## start

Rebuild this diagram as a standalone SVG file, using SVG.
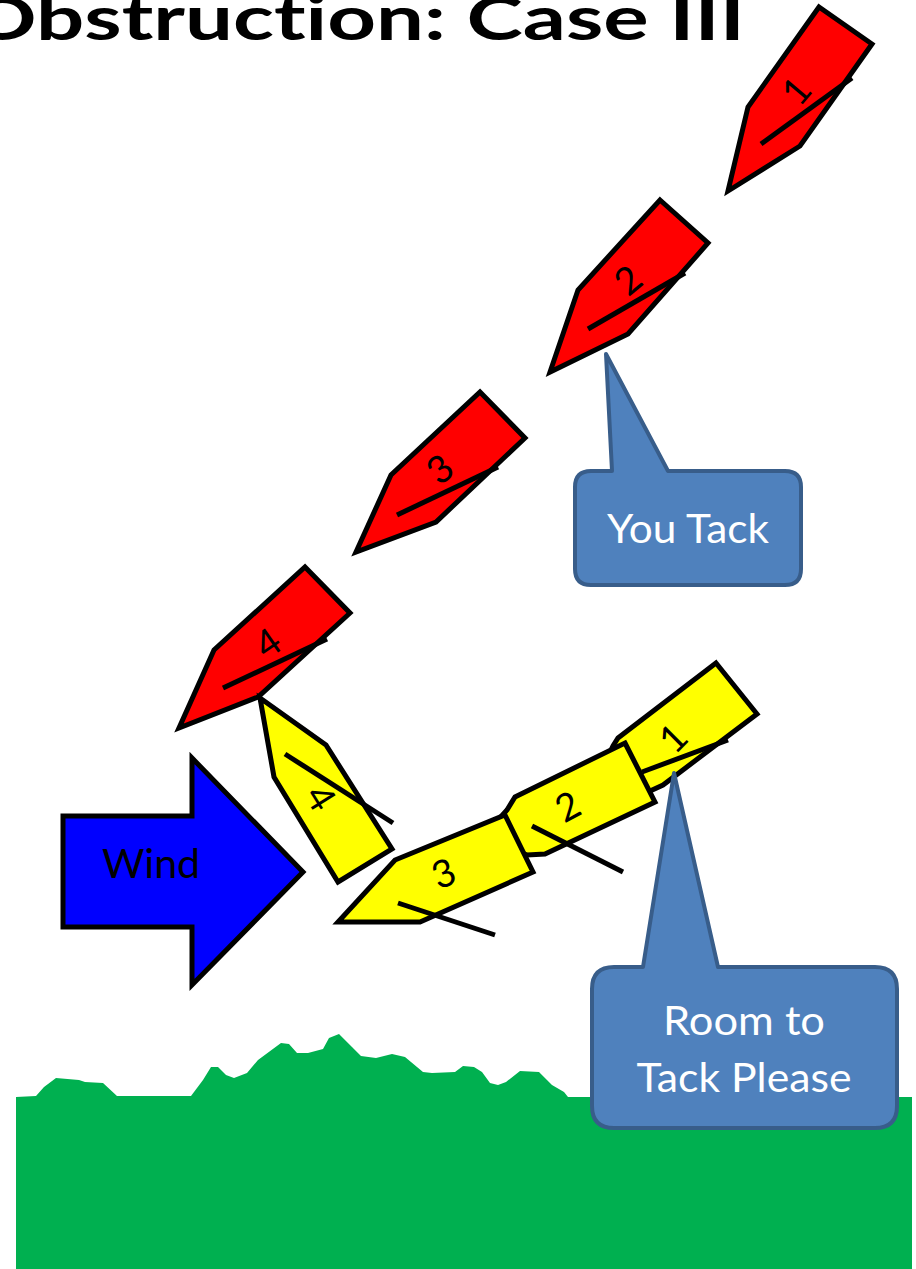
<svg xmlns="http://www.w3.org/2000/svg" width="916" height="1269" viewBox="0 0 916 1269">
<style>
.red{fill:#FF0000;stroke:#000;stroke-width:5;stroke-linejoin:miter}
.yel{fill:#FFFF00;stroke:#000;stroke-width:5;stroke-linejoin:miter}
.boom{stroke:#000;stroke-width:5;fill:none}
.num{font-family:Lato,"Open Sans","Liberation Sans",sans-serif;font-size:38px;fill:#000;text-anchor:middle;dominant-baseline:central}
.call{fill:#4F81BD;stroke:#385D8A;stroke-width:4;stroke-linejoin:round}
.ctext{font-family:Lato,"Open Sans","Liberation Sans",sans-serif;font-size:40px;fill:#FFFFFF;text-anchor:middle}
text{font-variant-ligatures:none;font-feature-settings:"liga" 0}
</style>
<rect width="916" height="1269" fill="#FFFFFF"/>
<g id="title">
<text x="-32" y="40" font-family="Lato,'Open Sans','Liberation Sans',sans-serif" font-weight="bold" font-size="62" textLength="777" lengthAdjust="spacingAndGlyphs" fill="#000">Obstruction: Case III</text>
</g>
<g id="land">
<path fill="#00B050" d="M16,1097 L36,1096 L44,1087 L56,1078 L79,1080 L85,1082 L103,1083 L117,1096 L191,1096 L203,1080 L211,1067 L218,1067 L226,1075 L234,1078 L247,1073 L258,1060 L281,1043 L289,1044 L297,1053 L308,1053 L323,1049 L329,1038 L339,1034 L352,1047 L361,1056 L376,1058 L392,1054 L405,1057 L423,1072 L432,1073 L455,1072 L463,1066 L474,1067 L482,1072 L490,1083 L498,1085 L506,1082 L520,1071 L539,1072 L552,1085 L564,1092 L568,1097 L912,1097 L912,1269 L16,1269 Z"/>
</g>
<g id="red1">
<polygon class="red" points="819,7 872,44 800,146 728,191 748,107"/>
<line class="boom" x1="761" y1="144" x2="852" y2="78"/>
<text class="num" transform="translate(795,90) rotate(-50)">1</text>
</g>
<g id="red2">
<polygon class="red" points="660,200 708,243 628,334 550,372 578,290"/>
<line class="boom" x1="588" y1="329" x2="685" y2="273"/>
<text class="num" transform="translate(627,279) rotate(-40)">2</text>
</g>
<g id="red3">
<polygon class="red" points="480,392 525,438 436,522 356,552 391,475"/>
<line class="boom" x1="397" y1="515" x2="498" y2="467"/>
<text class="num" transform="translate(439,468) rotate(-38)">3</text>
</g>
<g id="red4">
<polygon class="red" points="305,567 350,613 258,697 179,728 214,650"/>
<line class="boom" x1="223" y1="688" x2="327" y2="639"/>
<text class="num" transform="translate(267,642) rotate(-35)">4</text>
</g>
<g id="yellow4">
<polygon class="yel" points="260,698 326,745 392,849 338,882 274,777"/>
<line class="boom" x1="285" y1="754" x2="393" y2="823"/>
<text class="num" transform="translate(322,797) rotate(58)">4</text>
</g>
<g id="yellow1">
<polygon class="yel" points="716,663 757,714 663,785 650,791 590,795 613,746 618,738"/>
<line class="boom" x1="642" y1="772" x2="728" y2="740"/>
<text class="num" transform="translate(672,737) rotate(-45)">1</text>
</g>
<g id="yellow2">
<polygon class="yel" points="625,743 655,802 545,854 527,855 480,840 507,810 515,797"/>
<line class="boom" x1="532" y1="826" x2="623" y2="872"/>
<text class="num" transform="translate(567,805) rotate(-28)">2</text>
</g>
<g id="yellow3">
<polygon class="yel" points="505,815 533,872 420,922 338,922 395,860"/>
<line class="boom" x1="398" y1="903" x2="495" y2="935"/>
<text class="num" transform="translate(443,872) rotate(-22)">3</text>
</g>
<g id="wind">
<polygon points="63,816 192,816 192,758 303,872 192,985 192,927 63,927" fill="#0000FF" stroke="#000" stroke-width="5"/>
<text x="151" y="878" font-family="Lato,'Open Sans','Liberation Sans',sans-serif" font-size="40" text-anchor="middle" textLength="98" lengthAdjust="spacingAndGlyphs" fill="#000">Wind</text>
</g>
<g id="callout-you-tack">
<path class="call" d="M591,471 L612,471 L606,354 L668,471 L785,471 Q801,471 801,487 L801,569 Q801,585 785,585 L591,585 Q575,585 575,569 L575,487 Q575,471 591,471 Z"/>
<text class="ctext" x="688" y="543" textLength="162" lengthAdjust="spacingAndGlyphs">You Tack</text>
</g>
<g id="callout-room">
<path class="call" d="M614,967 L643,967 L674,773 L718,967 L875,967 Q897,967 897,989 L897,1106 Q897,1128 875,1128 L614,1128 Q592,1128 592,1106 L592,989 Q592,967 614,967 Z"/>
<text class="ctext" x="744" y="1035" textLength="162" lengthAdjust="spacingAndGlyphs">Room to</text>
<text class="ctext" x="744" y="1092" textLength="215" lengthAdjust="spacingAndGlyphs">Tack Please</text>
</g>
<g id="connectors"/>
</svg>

## end

WHAT THE TASK ASKS>
Copy the material exactly. Do not include the pictures.

THE OUTPUT>
Rebuild this diagram as a standalone SVG file, using SVG.
<svg xmlns="http://www.w3.org/2000/svg" width="916" height="1269" viewBox="0 0 916 1269">
<style>
.red{fill:#FF0000;stroke:#000;stroke-width:5;stroke-linejoin:miter}
.yel{fill:#FFFF00;stroke:#000;stroke-width:5;stroke-linejoin:miter}
.boom{stroke:#000;stroke-width:5;fill:none}
.num{font-family:Lato,"Open Sans","Liberation Sans",sans-serif;font-size:38px;fill:#000;text-anchor:middle;dominant-baseline:central}
.call{fill:#4F81BD;stroke:#385D8A;stroke-width:4;stroke-linejoin:round}
.ctext{font-family:Lato,"Open Sans","Liberation Sans",sans-serif;font-size:40px;fill:#FFFFFF;text-anchor:middle}
text{font-variant-ligatures:none;font-feature-settings:"liga" 0}
</style>
<rect width="916" height="1269" fill="#FFFFFF"/>
<g id="title">
<text x="-32" y="40" font-family="Lato,'Open Sans','Liberation Sans',sans-serif" font-weight="bold" font-size="62" textLength="777" lengthAdjust="spacingAndGlyphs" fill="#000">Obstruction: Case III</text>
</g>
<g id="land">
<path fill="#00B050" d="M16,1097 L36,1096 L44,1087 L56,1078 L79,1080 L85,1082 L103,1083 L117,1096 L191,1096 L203,1080 L211,1067 L218,1067 L226,1075 L234,1078 L247,1073 L258,1060 L281,1043 L289,1044 L297,1053 L308,1053 L323,1049 L329,1038 L339,1034 L352,1047 L361,1056 L376,1058 L392,1054 L405,1057 L423,1072 L432,1073 L455,1072 L463,1066 L474,1067 L482,1072 L490,1083 L498,1085 L506,1082 L520,1071 L539,1072 L552,1085 L564,1092 L568,1097 L912,1097 L912,1269 L16,1269 Z"/>
</g>
<g id="red1">
<polygon class="red" points="819,7 872,44 800,146 728,191 748,107"/>
<line class="boom" x1="761" y1="144" x2="852" y2="78"/>
<text class="num" transform="translate(795,90) rotate(-50)">1</text>
</g>
<g id="red2">
<polygon class="red" points="660,200 708,243 628,334 550,372 578,290"/>
<line class="boom" x1="588" y1="329" x2="685" y2="273"/>
<text class="num" transform="translate(627,279) rotate(-40)">2</text>
</g>
<g id="red3">
<polygon class="red" points="480,392 525,438 436,522 356,552 391,475"/>
<line class="boom" x1="397" y1="515" x2="498" y2="467"/>
<text class="num" transform="translate(439,468) rotate(-38)">3</text>
</g>
<g id="red4">
<polygon class="red" points="305,567 350,613 258,697 179,728 214,650"/>
<line class="boom" x1="223" y1="688" x2="327" y2="639"/>
<text class="num" transform="translate(267,642) rotate(-35)">4</text>
</g>
<g id="yellow4">
<polygon class="yel" points="260,698 326,745 392,849 338,882 274,777"/>
<line class="boom" x1="285" y1="754" x2="393" y2="823"/>
<text class="num" transform="translate(322,797) rotate(58)">4</text>
</g>
<g id="yellow1">
<polygon class="yel" points="716,663 757,714 663,785 650,791 590,795 613,746 618,738"/>
<line class="boom" x1="642" y1="772" x2="728" y2="740"/>
<text class="num" transform="translate(672,737) rotate(-45)">1</text>
</g>
<g id="yellow2">
<polygon class="yel" points="625,743 655,802 545,854 527,855 480,840 507,810 515,797"/>
<line class="boom" x1="532" y1="826" x2="623" y2="872"/>
<text class="num" transform="translate(567,805) rotate(-28)">2</text>
</g>
<g id="yellow3">
<polygon class="yel" points="505,815 533,872 420,922 338,922 395,860"/>
<line class="boom" x1="398" y1="903" x2="495" y2="935"/>
<text class="num" transform="translate(443,872) rotate(-22)">3</text>
</g>
<g id="wind">
<polygon points="63,816 192,816 192,758 303,872 192,985 192,927 63,927" fill="#0000FF" stroke="#000" stroke-width="5"/>
<text x="151" y="878" font-family="Lato,'Open Sans','Liberation Sans',sans-serif" font-size="40" text-anchor="middle" textLength="98" lengthAdjust="spacingAndGlyphs" fill="#000">Wind</text>
</g>
<g id="callout-you-tack">
<path class="call" d="M591,471 L612,471 L606,354 L668,471 L785,471 Q801,471 801,487 L801,569 Q801,585 785,585 L591,585 Q575,585 575,569 L575,487 Q575,471 591,471 Z"/>
<text class="ctext" x="688" y="543" textLength="162" lengthAdjust="spacingAndGlyphs">You Tack</text>
</g>
<g id="callout-room">
<path class="call" d="M614,967 L643,967 L674,773 L718,967 L875,967 Q897,967 897,989 L897,1106 Q897,1128 875,1128 L614,1128 Q592,1128 592,1106 L592,989 Q592,967 614,967 Z"/>
<text class="ctext" x="744" y="1035" textLength="162" lengthAdjust="spacingAndGlyphs">Room to</text>
<text class="ctext" x="744" y="1092" textLength="215" lengthAdjust="spacingAndGlyphs">Tack Please</text>
</g>
<g id="connectors"/>
</svg>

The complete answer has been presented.